- From: Larry Masinter <masinter@adobe.com>
- Date: Wed, 4 Nov 2009 15:19:42 -0800
- To: "PUBLIC-IRI@W3.ORG" <PUBLIC-IRI@w3.org>
I'd wanted to get this out before the ID cut-off, but I'd
gone around a few too many times, and want to start over.
I've picked out the parts of the IRI document that talk
about ireg-name and holding of host names, and made
an outline of what I think could be moved into a separate
document.
========================================================
The document parts would say:
* Applicability
* Syntax (what's allowed)
* Processing (what to do with what you have)
* Translation (convert to a reg-name for use in a URI)
* Reconversion (convert a URL reg-name into an ireg-name)?
* Comparison (how to compare the ireg-names)
These parts would be used by the "main" document which
would have the same components.
======================================================
Introduction
This document describes syntax, processing, and
comparison of the "ireg-name" component of IRIs.
It is a separate document to focus discussion
and coordination.
=============
Applicability
These methods only apply to ireg-name parts of IRIs.

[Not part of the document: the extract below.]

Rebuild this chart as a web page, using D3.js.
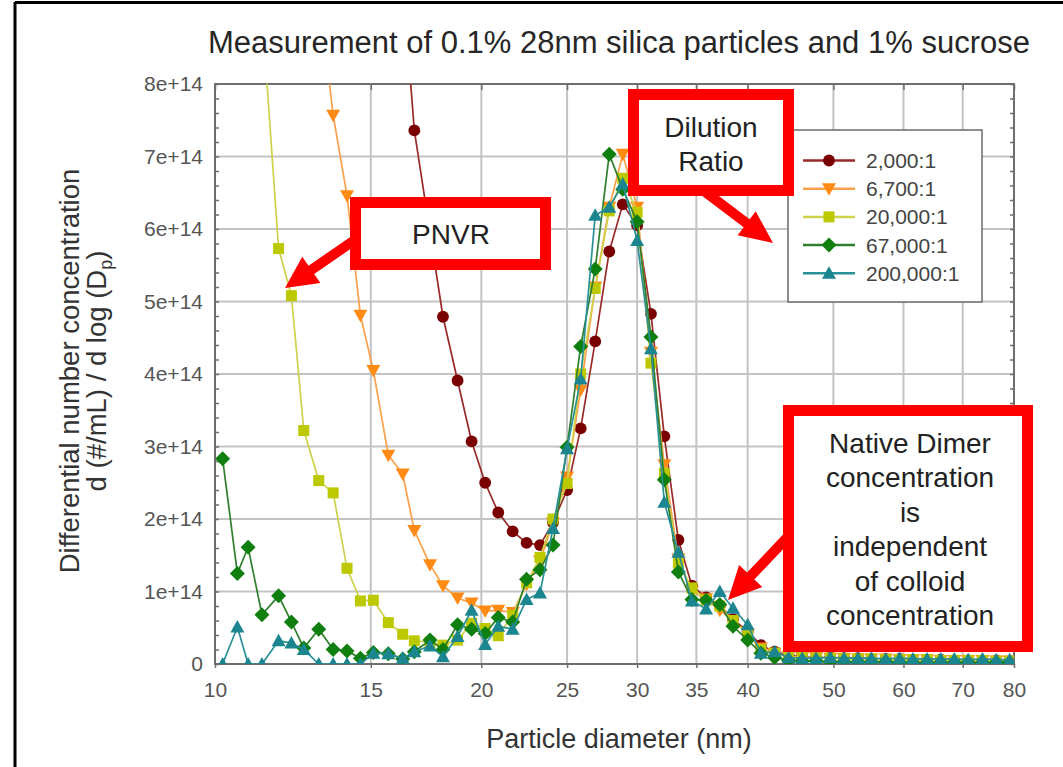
<!DOCTYPE html>
<html><head><meta charset="utf-8">
<script src="https://cdn.jsdelivr.net/npm/d3@7"></script>
<style>
body{margin:0;background:#fff;}
svg{display:block;font-family:"Liberation Sans",Arial,sans-serif;}
</style></head><body>
<svg id="chart" width="1063" height="767"></svg>
<script>
// ---------------- data ----------------
const diameters = [10.2,10.6,10.9,11.3,11.8,12.2,12.6,13.1,13.6,14.1,14.6,15.1,15.7,16.3,16.8,17.5,18.1,18.8,19.5,20.2,
  20.9,21.7,22.5,23.3,24.1,25.0,25.9,26.9,27.9,28.9,30.0,31.1,32.2,33.4,34.6,35.9,37.2,38.5,40.0,41.4,
  42.9,44.5,46.1,47.8,49.6,51.4,53.3,55.2,57.3,59.4,61.5,63.8,66.1,68.5,71.0,73.7,76.4,79.1];

const seriesNames = ["2,000:1","6,700:1","20,000:1","67,000:1","200,000:1"];

// values in units of 1e14 (#/mL per d log Dp); null = no point
const conc2000 = [null,null,null,null,null,null,null,null,null,null,null,null,null,9.4,7.36,5.95,4.79,3.91,3.07,2.50,
  2.09,1.83,1.67,1.64,1.95,2.40,3.25,4.45,5.69,6.34,6.05,4.83,3.14,1.71,1.08,0.92,0.80,0.62,0.45,0.26,
  0.17,0.12,0.10,0.09,0.09,0.08,0.08,0.07,0.07,0.07,0.06,0.06,0.06,0.05,0.05,0.05,0.05,0.04];
const conc6700 = [null,null,null,null,null,null,null,9.3,7.57,6.46,4.81,4.05,2.88,2.62,1.84,1.37,1.08,0.91,0.84,0.73,
  0.74,0.71,1.10,1.42,1.95,2.58,3.78,5.20,6.30,7.03,6.30,4.30,2.75,1.45,1.00,0.90,0.74,0.60,0.42,0.22,
  0.15,0.11,0.09,0.09,0.08,0.08,0.07,0.07,0.07,0.06,0.06,0.06,0.05,0.05,0.05,0.05,0.04,0.04];
const conc20000 = [null,null,null,9.0,5.73,5.08,3.22,2.53,2.36,1.32,0.87,0.88,0.57,0.41,0.32,0.30,0.26,0.33,0.56,0.49,
  0.39,0.67,1.12,1.47,2.00,2.49,4.00,5.18,6.25,6.70,6.23,4.15,2.63,1.39,1.05,0.88,0.80,0.60,0.42,0.20,
  0.15,0.10,0.09,0.08,0.08,0.07,0.07,0.07,0.06,0.06,0.06,0.06,0.05,0.05,0.05,0.05,0.04,0.04];
const conc67000 = [2.83,1.25,1.61,0.68,0.94,0.58,0.22,0.48,0.20,0.18,0.08,0.16,0.14,0.07,0.17,0.33,0.20,0.54,0.48,0.42,
  0.64,0.58,1.17,1.30,1.64,2.99,4.38,5.45,7.03,6.55,6.10,4.51,2.54,1.27,0.89,0.88,0.82,0.52,0.33,0.15,
  0.09,0.05,0.04,0.04,0.03,0.03,0.03,0.03,0.03,0.02,0.02,0.02,0.02,0.02,0.02,0.02,0.02,0.02];
const conc200000 = [0,0.51,0,0,0.32,0.29,0.20,0,0,0,0,0.15,0.14,0.08,0.17,0.25,0.10,0.38,0.74,0.27,
  0.52,0.48,0.89,0.98,1.87,2.97,3.93,6.19,6.30,6.62,5.84,4.35,2.23,1.54,0.87,0.76,1.00,0.77,0.54,0.15,
  0.17,0.09,0.08,0.08,0.09,0.08,0.08,0.08,0.07,0.08,0.07,0.07,0.07,0.07,0.06,0.07,0.06,0.06];
const valueUnit = 1e14;

const xTickValues = [10,15,20,25,30,35,40,50,60,70,80];
const xTickLabels = ["10","15","20","25","30","35","40","50","60","70","80"];
const yTickValues = [0,1e14,2e14,3e14,4e14,5e14,6e14,7e14,8e14];
const yTickLabels = ["0","1e+14","2e+14","3e+14","4e+14","5e+14","6e+14","7e+14","8e+14"];

const titleText = "Measurement of 0.1% 28nm silica particles and 1% sucrose";
const xTitle = "Particle diameter (nm)";

// ---------------- styles ----------------
const styles = [
  {line:"#9a2a2a", fill:"#7a0000", shape:"circle"},
  {line:"#f9a04a", fill:"#ff8a14", shape:"triDown"},
  {line:"#cdd24a", fill:"#bcc800", shape:"square"},
  {line:"#2f7f2f", fill:"#0f7f0f", shape:"diamond"},
  {line:"#2a9097", fill:"#1b8590", shape:"triUp"}
];
const allSeries = [conc2000, conc6700, conc20000, conc67000, conc200000];

function markerPath(shape){
  switch(shape){
    case "circle": return d3.symbol(d3.symbolCircle, 110)();
    case "square": return "M-5.5,-5.5H5.5V5.5H-5.5Z";
    case "diamond": return "M0,-7.5L7.5,0L0,7.5L-7.5,0Z";
    case "triUp": return "M0,-7L7,5.5L-7,5.5Z";
    case "triDown": return "M0,7L7,-5.5L-7,-5.5Z";
  }
}

const svg = d3.select("#chart");
const W = 1063, H = 767;
svg.append("rect").attr("width",W).attr("height",H).attr("fill","#fff");

const plot = {left:215, right:1014, top:84, bottom:664};
const x = d3.scaleLog().domain([10,80]).range([plot.left, plot.right]);
const y = d3.scaleLinear().domain([0,8e14]).range([plot.bottom, plot.top]);

// outer black frame (left & top)
svg.append("line").attr("x1",15).attr("x2",15).attr("y1",2).attr("y2",H).attr("stroke","#000").attr("stroke-width",3);
svg.append("line").attr("x1",15).attr("x2",W).attr("y1",2.5).attr("y2",2.5).attr("stroke","#000").attr("stroke-width",3);

// grid
const grid = svg.append("g");
grid.selectAll("line.vx").data(xTickValues.slice(1,-1)).join("line")
  .attr("x1",d=>x(d)).attr("x2",d=>x(d)).attr("y1",plot.top).attr("y2",plot.bottom)
  .attr("stroke","#c3c3c3").attr("stroke-width",2);
grid.selectAll("line.hy").data(yTickValues.slice(1,-1)).join("line")
  .attr("y1",d=>y(d)).attr("y2",d=>y(d)).attr("x1",plot.left).attr("x2",plot.right)
  .attr("stroke","#c3c3c3").attr("stroke-width",2);

// axes via d3 axis
const axisColor = "#6e6e6e";
const minorY = d3.range(0, 8e14+1, 0.2e14);
function styleAxis(g){
  g.select(".domain").remove();
  g.selectAll(".tick line").attr("stroke",axisColor).attr("stroke-width",1.5);
}
const yAxis = svg.append("g").attr("transform",`translate(${plot.left},0)`)
  .call(d3.axisLeft(y).tickValues(yTickValues).tickFormat((d,i)=>yTickLabels[i]).tickSize(0).tickPadding(12));
yAxis.select(".domain").remove();
yAxis.selectAll("text").attr("font-size",21).attr("fill","#555").attr("font-family","Liberation Sans, Arial, sans-serif");
svg.append("g").attr("transform",`translate(${plot.left},0)`)
  .call(d3.axisRight(y).tickValues(minorY).tickFormat("").tickSize(4)).call(styleAxis);
svg.append("g").attr("transform",`translate(${plot.right},0)`)
  .call(d3.axisLeft(y).tickValues(minorY).tickFormat("").tickSize(4)).call(styleAxis);
const xAxis = svg.append("g").attr("transform",`translate(0,${plot.bottom})`)
  .call(d3.axisBottom(x).tickValues(xTickValues).tickFormat((d,i)=>xTickLabels[i]).tickSize(4).tickPadding(14));
xAxis.select(".domain").remove();
xAxis.selectAll(".tick line").attr("stroke",axisColor).attr("stroke-width",1.5);
xAxis.selectAll("text").attr("font-size",21).attr("fill","#555").attr("font-family","Liberation Sans, Arial, sans-serif");
svg.append("g").attr("transform",`translate(0,${plot.top})`)
  .call(d3.axisBottom(x).tickValues(xTickValues).tickFormat("").tickSize(6)).call(styleAxis);

// frame
svg.append("rect").attr("x",plot.left).attr("y",plot.top)
  .attr("width",plot.right-plot.left).attr("height",plot.bottom-plot.top)
  .attr("fill","none").attr("stroke",axisColor).attr("stroke-width",2);

// clip
svg.append("clipPath").attr("id","clip").append("rect")
  .attr("x",plot.left).attr("y",plot.top).attr("width",plot.right-plot.left).attr("height",plot.bottom-plot.top);

const dataG = svg.append("g").attr("clip-path","url(#clip)");
const lineGen = d3.line().defined(d=>d.v!=null).x(d=>x(d.d)).y(d=>y(d.v*valueUnit));

allSeries.forEach((vals,i)=>{
  const pts = diameters.map((d,k)=>({d, v: vals[k]}));
  const st = styles[i];
  const g = dataG.append("g");
  g.append("path").datum(pts).attr("d",lineGen).attr("fill","none")
    .attr("stroke",st.line).attr("stroke-width",1.7);
  g.selectAll("path.m").data(pts.filter(p=>p.v!=null)).join("path").attr("class","m")
    .attr("transform",p=>`translate(${x(p.d)},${y(p.v*valueUnit)})`)
    .attr("d",markerPath(st.shape)).attr("fill",st.fill);
});

// titles
svg.append("text").attr("x",619).attr("y",53).attr("text-anchor","middle")
  .attr("font-size",31).attr("fill","#262626").text(titleText);
svg.append("text").attr("x",619).attr("y",748).attr("text-anchor","middle")
  .attr("font-size",27).attr("fill","#333").text(xTitle);
const yt = svg.append("text").attr("transform","translate(79,371) rotate(-90)")
  .attr("text-anchor","middle").attr("font-size",27.5).attr("fill","#333");
yt.append("tspan").attr("x",0).attr("y",0).text("Differential number concentration");
const yt2 = svg.append("text").attr("transform","translate(106,371) rotate(-90)")
  .attr("text-anchor","middle").attr("font-size",27.5).attr("fill","#333");
yt2.append("tspan").text("d (#/mL) / d log (D");
yt2.append("tspan").attr("font-size",18).attr("dy",6).text("p");
yt2.append("tspan").attr("dy",-6).text(")");

// legend
const leg = svg.append("g");
leg.append("rect").attr("x",788).attr("y",130).attr("width",194).attr("height",172)
  .attr("fill","#fff").attr("stroke","#6a6a6a").attr("stroke-width",1.5);
seriesNames.forEach((name,i)=>{
  const ly = 160.5 + i*28.2;
  const st = styles[i];
  leg.append("line").attr("x1",803).attr("x2",855).attr("y1",ly).attr("y2",ly)
    .attr("stroke",st.line).attr("stroke-width",2.5);
  leg.append("path").attr("transform",`translate(829,${ly})`).attr("d",markerPath(st.shape)).attr("fill",st.fill);
  leg.append("text").attr("x",866).attr("y",ly).attr("dy","0.36em")
    .attr("font-size",21).attr("fill","#444").text(name);
});

// annotations
const red = "#ff0000";
const ann = svg.append("g");
function arrow(x0,y0,x1,y1,sw,hl,hw){
  const dx=x1-x0, dy=y1-y0, L=Math.hypot(dx,dy), ux=dx/L, uy=dy/L, px=-uy, py=ux;
  const bx=x1-ux*hl, by=y1-uy*hl;
  const pts=[[x0+px*sw/2,y0+py*sw/2],[bx+px*sw/2,by+py*sw/2],[bx+px*hw,by+py*hw],[x1,y1],
    [bx-px*hw,by-py*hw],[bx-px*sw/2,by-py*sw/2],[x0-px*sw/2,y0-py*sw/2]];
  ann.append("path").attr("d","M"+pts.map(p=>p.join(",")).join("L")+"Z").attr("fill",red);
}
arrow(375,226,285,288,10,32,16);
arrow(696,185,773,243,10,33,15);
arrow(800,524,728,600,10,33,16);

function box(bx,by,bw,bh,lines,cx,y0,dyLine){
  ann.append("rect").attr("x",bx).attr("y",by).attr("width",bw).attr("height",bh)
    .attr("fill","#fff").attr("stroke",red).attr("stroke-width",11);
  lines.forEach((t,i)=>{
    ann.append("text").attr("x",cx).attr("y",y0+i*dyLine).attr("text-anchor","middle")
      .attr("font-size",28).attr("fill","#222").text(t);
  });
}
box(355.5,202.5,190,62,["PNVR"],451,244,0);
box(633.5,94.5,155,96,["Dilution","Ratio"],711,137,34);
box(788.5,410.5,239,236,["Native Dimer","concentration","is","independent","of colloid","concentration"],910,453,34.4);
</script>
</body></html>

Domain Names may appear in parts of an IRI other
than the ireg-name part. It is the responsibility
of scheme-specific implementations to apply the
necessary conversion if needed otherwise.
For example if the Internationalized Domain Name
is part of 'iquery' component of a HTTP URI, the
interpretation of the domain name is up to the
server, e.g., trying to validate the Web page at
http://résumé.example.org
would lead to an IRI of
http://validator.w3.org/check?uri=http%3A%2F%2Frésumé.

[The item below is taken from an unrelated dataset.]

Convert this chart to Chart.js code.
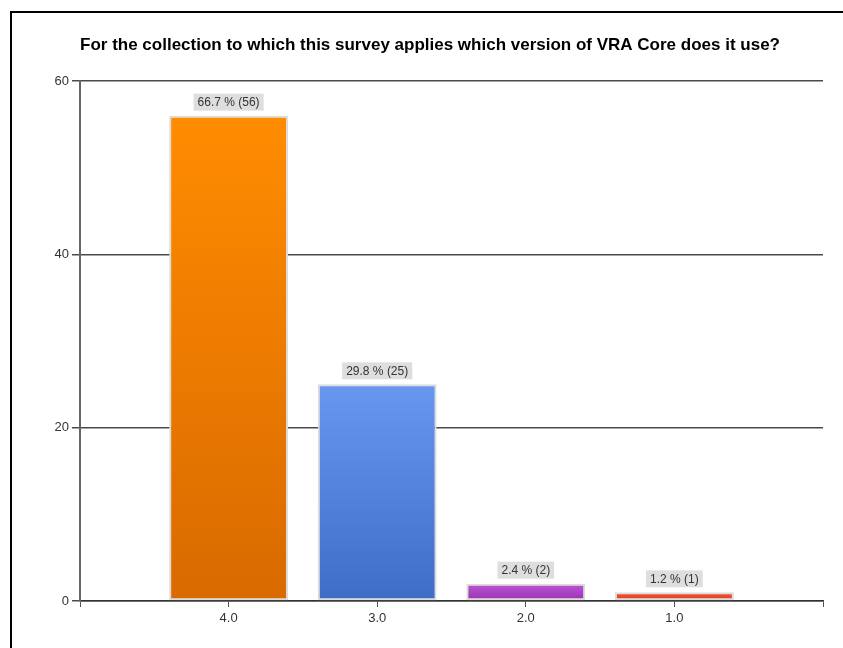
<!DOCTYPE html>
<html>
<head>
<meta charset="utf-8">
<script src="https://cdn.jsdelivr.net/npm/chart.js@4/dist/chart.umd.min.js"></script>
<style>
  html, body { margin: 0; padding: 0; background: #fff; }
  #wrap { width: 843px; height: 648px; }
</style>
</head>
<body>
<div id="wrap"><canvas id="chart" width="843" height="648"></canvas></div>
<script>
var titleText = 'For the collection to which this survey applies which version of VRA Core does it use?';
var categories = ['4.0', '3.0', '2.0', '1.0'];
var counts = [56, 25, 2, 1];
var yTicks = [0, 20, 40, 60];

// gradient ends for each bar (top, bottom)
var topColors = ['#ff8c00', '#6797ee', '#bb55d4', '#f0502f'];
var bottomColors = ['#d86a00', '#3d6dc4', '#9a32b1', '#e0402c'];

var total = counts.reduce(function (a, b) { return a + b; }, 0);

// blank slot on each side so the bars sit on ticks 1..4
var labels = [''].concat(categories, ['']);
var values = [null].concat(counts, [null]);

function barGradient(context) {
    var chart = context.chart;
    var i = context.dataIndex - 1;
    if (!chart.chartArea || i < 0 || i >= counts.length) return '#ccc';
    var y = chart.scales.y;
    var top = y.getPixelForValue(counts[i]);
    var bottom = y.getPixelForValue(0);
    var g = chart.ctx.createLinearGradient(0, top, 0, bottom);
    g.addColorStop(0, topColors[i]);
    g.addColorStop(1, bottomColors[i]);
    return g;
}

var framePlugin = {
    id: 'frame',
    beforeDraw: function (chart) {
        var ctx = chart.ctx;
        ctx.save();
        ctx.fillStyle = '#fff';
        ctx.fillRect(0, 0, chart.width, chart.height);
        ctx.strokeStyle = '#000';
        ctx.lineWidth = 2;
        ctx.beginPath();
        ctx.moveTo(11, chart.height);
        ctx.lineTo(11, 12);
        ctx.lineTo(chart.width, 12);
        ctx.stroke();

        ctx.fillStyle = '#000';
        ctx.font = 'bold 17px "Liberation Sans", Arial, sans-serif';
        ctx.textAlign = 'center';
        ctx.textBaseline = 'middle';
        ctx.fillText(titleText, 430, 45);
        ctx.restore();
    }
};

var valueLabels = {
    id: 'valueLabels',
    afterDatasetsDraw: function (chart) {
        var ctx = chart.ctx;
        var meta = chart.getDatasetMeta(0);
        ctx.save();
        ctx.font = '12px "Liberation Sans", Arial, sans-serif';
        ctx.textAlign = 'center';
        ctx.textBaseline = 'middle';
        meta.data.forEach(function (bar, idx) {
            var v = values[idx];
            if (v === null) return;
            var text = (v / total * 100).toFixed(1) + ' % (' + v + ')';
            var w = ctx.measureText(text).width + 8;
            var h = 17;
            var bottom = bar.y - 5;
            ctx.fillStyle = '#dedede';
            ctx.fillRect(bar.x - w / 2, bottom - h, w, h);
            ctx.fillStyle = '#333';
            ctx.fillText(text, bar.x, bottom - h / 2 + 1);
        });
        ctx.restore();
    }
};

new Chart(document.getElementById('chart'), {
    type: 'bar',
    data: {
        labels: labels,
        datasets: [{
            data: values,
            backgroundColor: barGradient,
            borderColor: '#dcdcdc',
            borderWidth: 2,
            borderSkipped: false,
            barPercentage: 0.8,
            categoryPercentage: 1.0
        }]
    },
    options: {
        responsive: false,
        animation: false,
        layout: { padding: { top: 81, right: 20, left: 0, bottom: 0 } },
        plugins: {
            legend: { display: false },
            title: { display: false },
            tooltip: { enabled: false }
        },
        scales: {
            x: {
                offset: false,
                afterFit: function (scale) { scale.height = 47; },
                grid: {
                    offset: false,
                    drawOnChartArea: false,
                    drawTicks: true,
                    tickLength: 6,
                    color: '#555'
                },
                border: { color: '#333', width: 1.5 },
                ticks: {
                    autoSkip: false,
                    maxRotation: 0,
                    padding: 4,
                    color: '#333',
                    font: { family: '"Liberation Sans", Arial, sans-serif', size: 13 }
                }
            },
            y: {
                min: 0,
                max: 60,
                afterFit: function (scale) { scale.width = 80; },
                afterBuildTicks: function (scale) {
                    scale.ticks = yTicks.map(function (v) { return { value: v }; });
                },
                grid: {
                    color: '#4a4a4a',
                    lineWidth: 1.5,
                    tickLength: 8
                },
                border: { color: '#666', width: 2 },
                ticks: {
                    padding: 3,
                    color: '#333',
                    font: { family: '"Liberation Sans", Arial, sans-serif', size: 13 }
                }
            }
        }
    },
    plugins: [framePlugin, valueLabels]
});
</script>
</body>
</html>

example.org, which would convert to a URI of
http://validator.w3.org/check?uri=http%3A%2F%2Fr%C3%A9sum%C3%A9.
example.org. In this case, the server-side
implementation is responsible for making the
necessary conversions to be able to retrieve the Web
page.
=======
Syntax:
Currently, the IRI draft contains the following definition of
ireg-name:
ireg-name = *( iunreserved / sub-delims )
sub-delims = "!" / "$" / "&" / "'" / "(" / ")"
/ "*" / "+" / "," / ";" / "="
iunreserved = ALPHA / DIGIT / "-" / "." / "_" / "~" / ucschar
ucschar = %xA0-D7FF / %xF900-FDCF / %xFDF0-FFEF
/ %x10000-1FFFD / %x20000-2FFFD / %x30000-3FFFD
/ %x40000-4FFFD / %x50000-5FFFD / %x60000-6FFFD
/ %x70000-7FFFD / %x80000-8FFFD / %x90000-9FFFD
/ %xA0000-AFFFD / %xB0000-BFFFD / %xC0000-CFFFD
/ %xD0000-DFFFD / %xE1000-EFFFD
This doesn't seem right to me -- why would we allow
sub-delims in domain names?
What about %xx
==========
Processing:
IRI processors may process Unicode strings directly.
As an example, the restrictions of [RFC3490] on bidirectional
domain names correspond to treating each label of a domain name as
a component for schemes with ireg-name as a domain name.
(give advice about how to invoke gethostname?)
(handling of percent-encoded things that aren' allowed)
=====
Converting an ireg-name of IRI to a host name:
Schemes that allow non-ASCII based characters in the reg-name (ireg-
name) position MUST convert the ireg-name component of an IRI as
follows:
Replace the ireg-name part of the IRI by the part converted using the
ToASCII operation specified in Section 4.1 of [RFC3490] on each dot-
separated label, and by using U+002E (FULL STOP) as a label
separator, with the flag UseSTD3ASCIIRules set to FALSE, and with the
flag AllowUnassigned set to FALSE. The ToASCII operation may fail,
but this would mean that the IRI cannot be resolved. In such cases,
if the domain name conversion fails, then the entire IRI conversion
fails. Processors that have no mechanism for signalling a failure
MAY instead substitute an otherwise invalid host name, although such
processing SHOULD be avoided.
((DESIGN QUESTION: What about e.g.
http://r%C3%A9sum%C3%A9.example.org in an IRI? Will that get
converted to punycode, or not?))
Various IRI schemes may allow the usage of Internationalized Domain
Names (IDN) [RFC3490] either in the ireg-name part or elsewhere.
Character Normalization also applies to IDNs, as discussed in
Section 5.3.3.
========
Converting host names in URIs to I18N host names:
punicode to Unicode
=======
Comparing host names:
case insensitivitiy for ascii
dealing with variant forms?
========
processing of "host" header?
Received on Wednesday, 4 November 2009 23:20:20 UTC